Yesterday's journey home featured an on time tube, but a connecting train to Hersham delayed by five minutes owing to overcrowding. But overcrowding caused by a very special piece of incompetence. You see, the train from Waterloo to Woking (Hersham is a stop on that line) is normally eight carriages long. Last night, however, the decision was taken to disconnect half the carriages from the train while stationed at Waterloo, and send only four coaches forth on their usual journey. Apparently, this is because the carriages were needed by another service. And let's remember that the line I travel was recently shown to be the second busiest in the country. Yeah, the carriages were needed elsewhere.

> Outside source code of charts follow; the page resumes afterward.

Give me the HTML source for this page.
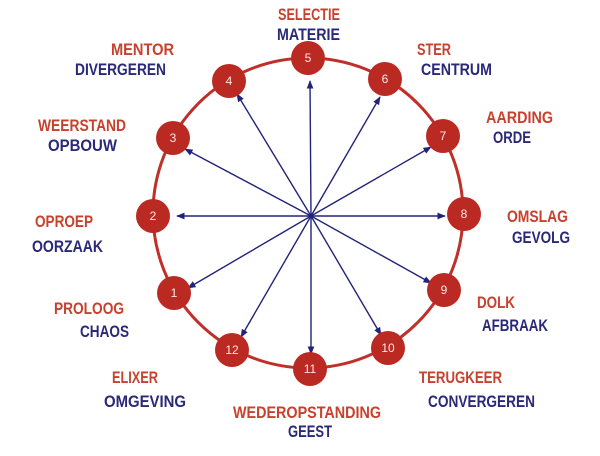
<!DOCTYPE html>
<html><head><meta charset="utf-8"><style>
html,body{margin:0;padding:0;background:#fff;}
svg{display:block;}
.r{fill:#c8402e;font:bold 16.5px "Liberation Sans",sans-serif;}
.b{fill:#2a2878;font:bold 16.5px "Liberation Sans",sans-serif;}
.n{fill:#fbe9e6;font:12px "Liberation Sans",sans-serif;text-anchor:middle;}
</style></head><body>
<svg width="600" height="456" viewBox="0 0 600 456" xmlns="http://www.w3.org/2000/svg">
<defs><marker id="a" viewBox="0 0 10 10" refX="9" refY="5" markerWidth="6" markerHeight="6" orient="auto"><path d="M0,1 L10,5 L0,9 Z" fill="#23237a"/></marker></defs>
<circle cx="308" cy="213" r="155" fill="none" stroke="#c0302a" stroke-width="3"/>
<g stroke="#23237a" stroke-width="1.4" marker-end="url(#a)">
<line x1="311" y1="216" x2="310" y2="81"/>
<line x1="311" y1="216" x2="237" y2="94"/>
<line x1="311" y1="216" x2="185" y2="149"/>
<line x1="311" y1="216" x2="177" y2="216"/>
<line x1="311" y1="216" x2="380" y2="97"/>
<line x1="311" y1="216" x2="431" y2="147"/>
<line x1="311" y1="216" x2="445" y2="216"/>
<line x1="311" y1="216" x2="431" y2="283"/>
<line x1="311" y1="216" x2="381" y2="335"/>
<line x1="311" y1="216" x2="311" y2="354"/>
<line x1="311" y1="216" x2="241" y2="337"/>
<line x1="311" y1="216" x2="188" y2="288"/>
</g>
<g fill="#bb2a22">
<circle cx="308" cy="58" r="17"/><circle cx="229" cy="81" r="17"/><circle cx="173" cy="138" r="17"/>
<circle cx="153" cy="216" r="17"/><circle cx="174" cy="293" r="17"/><circle cx="232" cy="350" r="17"/>
<circle cx="310" cy="369" r="17"/><circle cx="388" cy="348" r="17"/><circle cx="444" cy="290" r="17"/>
<circle cx="464" cy="214" r="17"/><circle cx="443" cy="136" r="17"/><circle cx="385" cy="79" r="17"/>
</g>
<g class="n">
<text x="308" y="62">5</text><text x="229" y="85">4</text><text x="173" y="142">3</text>
<text x="153" y="220">2</text><text x="174" y="297">1</text><text x="232" y="354">12</text>
<text x="310" y="373">11</text><text x="388" y="352">10</text><text x="444" y="294">9</text>
<text x="464" y="218">8</text><text x="443" y="140">7</text><text x="385" y="83">6</text>
</g>
<text class="r" x="278" y="20" textLength="62" lengthAdjust="spacingAndGlyphs">SELECTIE</text>
<text class="b" x="277" y="40" textLength="63" lengthAdjust="spacingAndGlyphs">MATERIE</text>
<text class="r" x="111" y="55" textLength="63" lengthAdjust="spacingAndGlyphs">MENTOR</text>
<text class="b" x="75" y="75" textLength="91" lengthAdjust="spacingAndGlyphs">DIVERGEREN</text>
<text class="r" x="417" y="55" textLength="34" lengthAdjust="spacingAndGlyphs">STER</text>
<text class="b" x="421" y="75" textLength="71" lengthAdjust="spacingAndGlyphs">CENTRUM</text>
<text class="r" x="486" y="123" textLength="67" lengthAdjust="spacingAndGlyphs">AARDING</text>
<text class="b" x="493" y="143" textLength="38" lengthAdjust="spacingAndGlyphs">ORDE</text>
<text class="r" x="38" y="131" textLength="88" lengthAdjust="spacingAndGlyphs">WEERSTAND</text>
<text class="b" x="48" y="151" textLength="69" lengthAdjust="spacingAndGlyphs">OPBOUW</text>
<text class="r" x="35" y="227" textLength="58" lengthAdjust="spacingAndGlyphs">OPROEP</text>
<text class="b" x="32" y="252" textLength="71" lengthAdjust="spacingAndGlyphs">OORZAAK</text>
<text class="r" x="507" y="222" textLength="61" lengthAdjust="spacingAndGlyphs">OMSLAG</text>
<text class="b" x="512" y="243" textLength="58" lengthAdjust="spacingAndGlyphs">GEVOLG</text>
<text class="r" x="54" y="314" textLength="70" lengthAdjust="spacingAndGlyphs">PROLOOG</text>
<text class="b" x="80" y="337" textLength="49" lengthAdjust="spacingAndGlyphs">CHAOS</text>
<text class="r" x="477" y="308" textLength="38" lengthAdjust="spacingAndGlyphs">DOLK</text>
<text class="b" x="482" y="331" textLength="66" lengthAdjust="spacingAndGlyphs">AFBRAAK</text>
<text class="r" x="112" y="383" textLength="46" lengthAdjust="spacingAndGlyphs">ELIXER</text>
<text class="b" x="104" y="407" textLength="82" lengthAdjust="spacingAndGlyphs">OMGEVING</text>
<text class="r" x="419" y="383" textLength="83" lengthAdjust="spacingAndGlyphs">TERUGKEER</text>
<text class="b" x="428" y="407" textLength="107" lengthAdjust="spacingAndGlyphs">CONVERGEREN</text>
<text class="r" x="233" y="418" textLength="148" lengthAdjust="spacingAndGlyphs">WEDEROPSTANDING</text>
<text class="b" x="288" y="437" textLength="44" lengthAdjust="spacingAndGlyphs">GEEST</text>
</svg>
</body></html>
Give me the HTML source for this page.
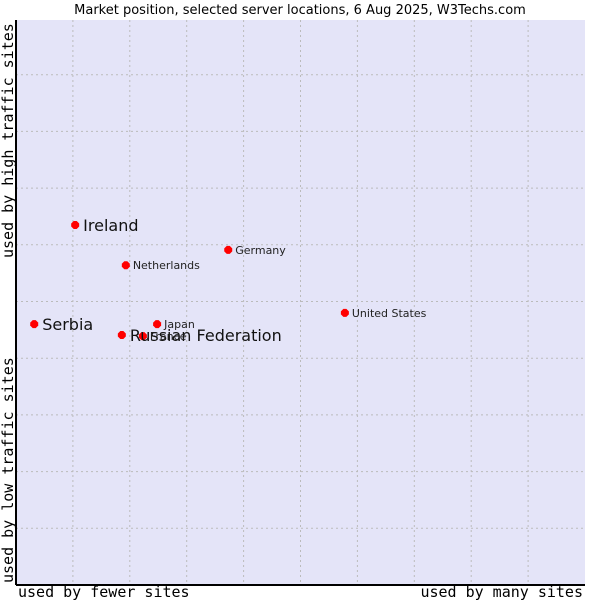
<!DOCTYPE html>
<html><head><meta charset="utf-8"><style>
body{margin:0;background:#fff;}
svg{display:block;font-family:"DejaVu Sans","Liberation Sans",sans-serif;}
</style></head><body>
<svg width="600" height="600">
<text x="300" y="14" text-anchor="middle" font-size="13" fill="#000">Market position, selected server locations, 6 Aug 2025, W3Techs.com</text>
<rect x="16" y="20" width="569" height="565" fill="#e4e4f8"/>
<g id="grid"></g>
<line x1="16" y1="20" x2="16" y2="585" stroke="#000" stroke-width="2"/>
<line x1="16" y1="585" x2="585" y2="585" stroke="#000" stroke-width="2"/>
<g font-family="'DejaVu Sans Mono','Liberation Mono',monospace" font-size="15" fill="#000">
<text x="18" y="597">used by fewer sites</text>
<text x="583" y="597" text-anchor="end">used by many sites</text>
<text transform="translate(13,583) rotate(-90)">used by low traffic sites</text>
<text transform="translate(13,258) rotate(-90)">used by high traffic sites</text>
</g>
<g id="points"></g>
</svg>
<script>
const countries=["Ireland","Germany","Netherlands","Serbia","Japan","Russian Federation","France","United States"];
const siteShare=[10.4,37.3,19.3,3.2,24.8,18.6,22.3,57.8];
const trafficScore=[63.5,59.1,56.4,46.0,46.0,44.1,43.9,48.0];
const highlighted=[true,false,false,true,false,true,false,false];
const NS="http://www.w3.org/2000/svg";
const X0=16,X1=585,Y0=585,Y1=18;
function sx(v){return X0+v/100*(X1-X0);}
function sy(v){return Y0-v/100*(Y0-Y1);}
const grid=document.getElementById('grid');
for(let i=1;i<10;i++){
  const gx=X0+i*(X1-X0)/10, gy=Y0-i*(Y0-Y1)/10;
  const a=document.createElementNS(NS,'line');
  a.setAttribute('x1',gx);a.setAttribute('x2',gx);a.setAttribute('y1',20);a.setAttribute('y2',Y0);
  a.setAttribute('stroke','#bbb');a.setAttribute('stroke-dasharray','2,3');
  
  
  grid.appendChild(a);
  const b=document.createElementNS(NS,'line');
  b.setAttribute('y1',gy);b.setAttribute('y2',gy);b.setAttribute('x1',X0);b.setAttribute('x2',X1);
  b.setAttribute('stroke','#bbb');b.setAttribute('stroke-dasharray','2,3');
  
  
  grid.appendChild(b);
}
const pts=document.getElementById('points');
countries.forEach((c,i)=>{
  const x=sx(siteShare[i]),y=sy(trafficScore[i]);
  const d=document.createElementNS(NS,'path');
  d.setAttribute('d',`M${x-4},${y-1.5}L${x-1.5},${y-4}L${x+1.5},${y-4}L${x+4},${y-1.5}L${x+4},${y+1.5}L${x+1.5},${y+4}L${x-1.5},${y+4}L${x-4},${y+1.5}Z`);
  d.setAttribute('fill','#f00');
  
  
  pts.appendChild(d);
});
countries.forEach((c,i)=>{
  const x=sx(siteShare[i]),y=sy(trafficScore[i]);
  const t=document.createElementNS(NS,'text');
  t.textContent=c;
  t.setAttribute('x',x+(highlighted[i]?8:7));
  t.setAttribute('y',y+(highlighted[i]?6:4));
  t.setAttribute('font-size',highlighted[i]?16:11);
  t.setAttribute('fill',highlighted[i]?'#111':'#222');
  
  
  pts.appendChild(t);
});
</script>
</body></html>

That makes sense.
I was going to get me revenge by travelling first class this morning on a standard ticket, but the train was too full to make my way to the first class carriages.
Instead, this morning's standing-room-only journey into Waterloo was delayed by a minute, causing me to take a later connecting tube than planned, making me three minutes late overall.
That's eight minutes in total since yesterday morning, or £20.
And finally, TfL gives another good example of How Not To Do PR: embarrassingly, I missed the Cable Car satisfaction survey results announced earlier this week, but the summary is that a few cherry-picked results showed satisfaction scores of 93 out of 100. Why do we think these results are cherry picked? Because TfL is refusing to provide anyone with copies of the original report to check it out for themselves.
Now, releasing news from a research report or survey a bit at a time is hardly uncommon practice in PR - after all, you've paid good money to create some news hooks and you want to eke them out over time to maintain positive momentum. But the thing is, that's something private companies can do with private funding. This survey was paid for with public money and is being promoted with public money. Forcing people to fill out Freedom of Information requests to get hold of it has got to call your motives into question. And let's not forget TfL has a history of unreasonably withholding the most basic information about itself as long as it possibly can for no good discernible reason. What is this organisation trying to hide?